The rules have changed.

Cotton growers in the Lower Rio Grande Valley who want an extension of their annual plowdown deadline have new regulations to abide by, according to state officials.

“State law requires that Valley cotton growers destroy their cotton stalks by Sept. 1, and that hasn’t changed,” said Jose Sanchez, regional director of the Texas Department of Agriculture in San Juan.

“What has changed,” he said, “is that they need to make their request for an extension ten days before Sept. 1 if their fields have not been harvested. If their cotton fields have been harvested, they can make their request for an extension at any time before Sept. 1.”
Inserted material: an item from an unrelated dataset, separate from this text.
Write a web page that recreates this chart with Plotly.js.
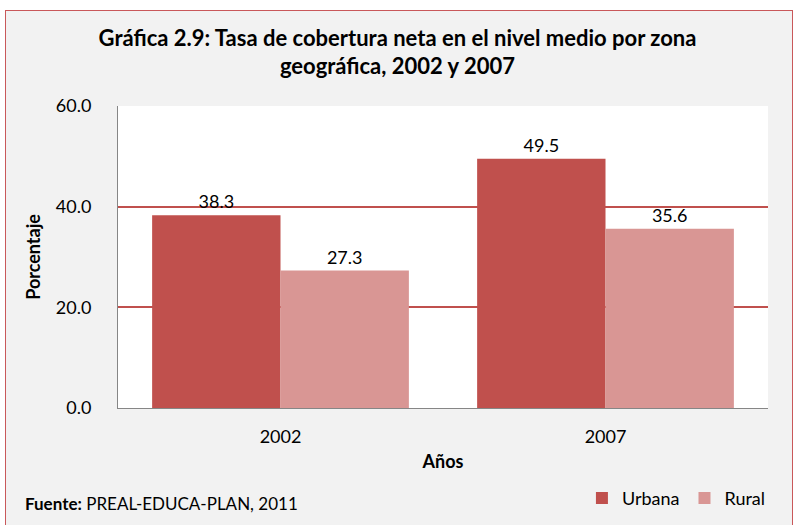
<!DOCTYPE html>
<html>
<head>
<meta charset="utf-8">
<script src="https://cdn.plot.ly/plotly-3.0.1.min.js"></script>
<style>
html,body{margin:0;padding:0;background:#fff;}
#frame{position:absolute;left:5px;top:10px;width:788px;height:520px;border:1.5px solid #C9585A;background:#F2F2F2;box-sizing:border-box;}
#chart{position:absolute;left:0;top:0;width:795px;height:525px;}
</style>
</head>
<body>
<div id="frame"></div>
<div id="chart"></div>
<script>
const years = ['2002', '2007'];
const urbana = [38.3, 49.5];
const rural = [27.3, 35.6];
const yTicks = [0, 20, 40, 60];
const yTickText = ['0.0', '20.0', '40.0', '60.0'];

const font = 'Lato, "Open Sans", sans-serif';

const traces = [
  {type:'bar', name:'Urbana', x:years, y:urbana, marker:{color:'#C0504D'},
   text:urbana.map(v=>v.toFixed(1)), textposition:'outside', cliponaxis:false,
   textfont:{size:18, color:'#000', family:font}},
  {type:'bar', name:'Rural', x:years, y:rural, marker:{color:'#D99694'},
   text:rural.map(v=>v.toFixed(1)), textposition:'outside', cliponaxis:false,
   textfont:{size:18, color:'#000', family:font}}
];

const layout = {
  width:795, height:525,
  paper_bgcolor:'rgba(0,0,0,0)', plot_bgcolor:'#FFFFFF',
  margin:{l:118, r:27, t:106, b:117},
  font:{family:font, size:18, color:'#000'},
  title:{text:'<b>Gráfica 2.9: Tasa de cobertura neta en el nivel medio por zona<br>geográfica, 2002 y 2007</b>',
         x:0.5, xanchor:'center', y:0.913, yanchor:'middle', font:{size:22, family:font, color:'#000'}},
  barmode:'group', bargap:0.21, bargroupgap:0,
  xaxis:{type:'category', showgrid:false, showline:true, linecolor:'#868686', linewidth:1,
         ticks:'', tickfont:{size:18}, ticklabelstandoff:12, automargin:false,
         title:{text:'<b>Años</b>', font:{size:18}, standoff:9}},
  yaxis:{range:[0,60], tickvals:yTicks, ticktext:yTickText, showgrid:true, gridcolor:'#C0504D', gridwidth:2,
         zeroline:false, showline:true, linecolor:'#868686', linewidth:1, ticks:'', ticklabelstandoff:22,
         automargin:false, tickfont:{size:18}, title:{text:'<b>Porcentaje</b>', font:{size:18}, standoff:10}},
  showlegend:true,
  legend:{orientation:'h', xref:'container', yref:'container', x:0.732, xanchor:'left', y:0.051, yanchor:'middle',
          font:{size:18}, bgcolor:'rgba(0,0,0,0)', itemwidth:30, tracegroupgap:0},
  annotations:[
    {xref:'paper', yref:'paper', x:-0.146, xanchor:'left', y:-0.315, yanchor:'middle', showarrow:false,
     text:'<b>Fuente:</b> PREAL-EDUCA-PLAN, 2011', font:{size:17, family:font}}
  ]
};

Plotly.newPlot('chart', traces, layout, {displayModeBar:false, staticPlot:true});
</script>
</body>
</html>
In the past, growers could make their request to the agriculture department the day before the deadline regardless of harvest. But not anymore, said Sanchez.

“The state’s law regulating cotton stalk destruction was changed by the state legislature to improve and expedite the already successful boll weevil eradication program in Texas,” he said.

The laws are meant to eliminate overwintering sites where boll weevils feed and reproduce, said LeeRoy Rock, a Texas AgriLife Extension Service integrated cotton pest management entomologist in Weslaco.

“Without a successful and complete plowdown effort by cotton growers, those weevils that overwinter in leftover stalks increase dramatically in numbers and pounce on the next year’s cotton with a vengeance,” he said. “Managing those large populations can be very expensive for growers in insecticide costs and decreased harvests.”

Texas legislators also made changes in state law to adjust the penalties on non-compliant and undestroyed cotton crops, and to change the penalty from a fine to a fee.

“Now, instead of the fines paid by producers going into the state treasury, that money is assessed as a fee that will be used directly toward weevil eradication efforts,” Sanchez said.

Rock said the new laws are designed to help, not penalize, growers.

“It’s for the common and agreed-upon good of everybody,” Rock said. “In effect, these changes will protect our state’s cotton industry from devastating losses from boll weevils.”

The fee for cotton stalk destruction violations in the Rio Grande Valley is $5 per acre per week for cotton fields that are non-compliant or not destroyed by the Sept. 1 deadline, Sanchez said.

“The proposed fee would increase to $7.50 per acre per week after the fifth week of non-compliance,” he said.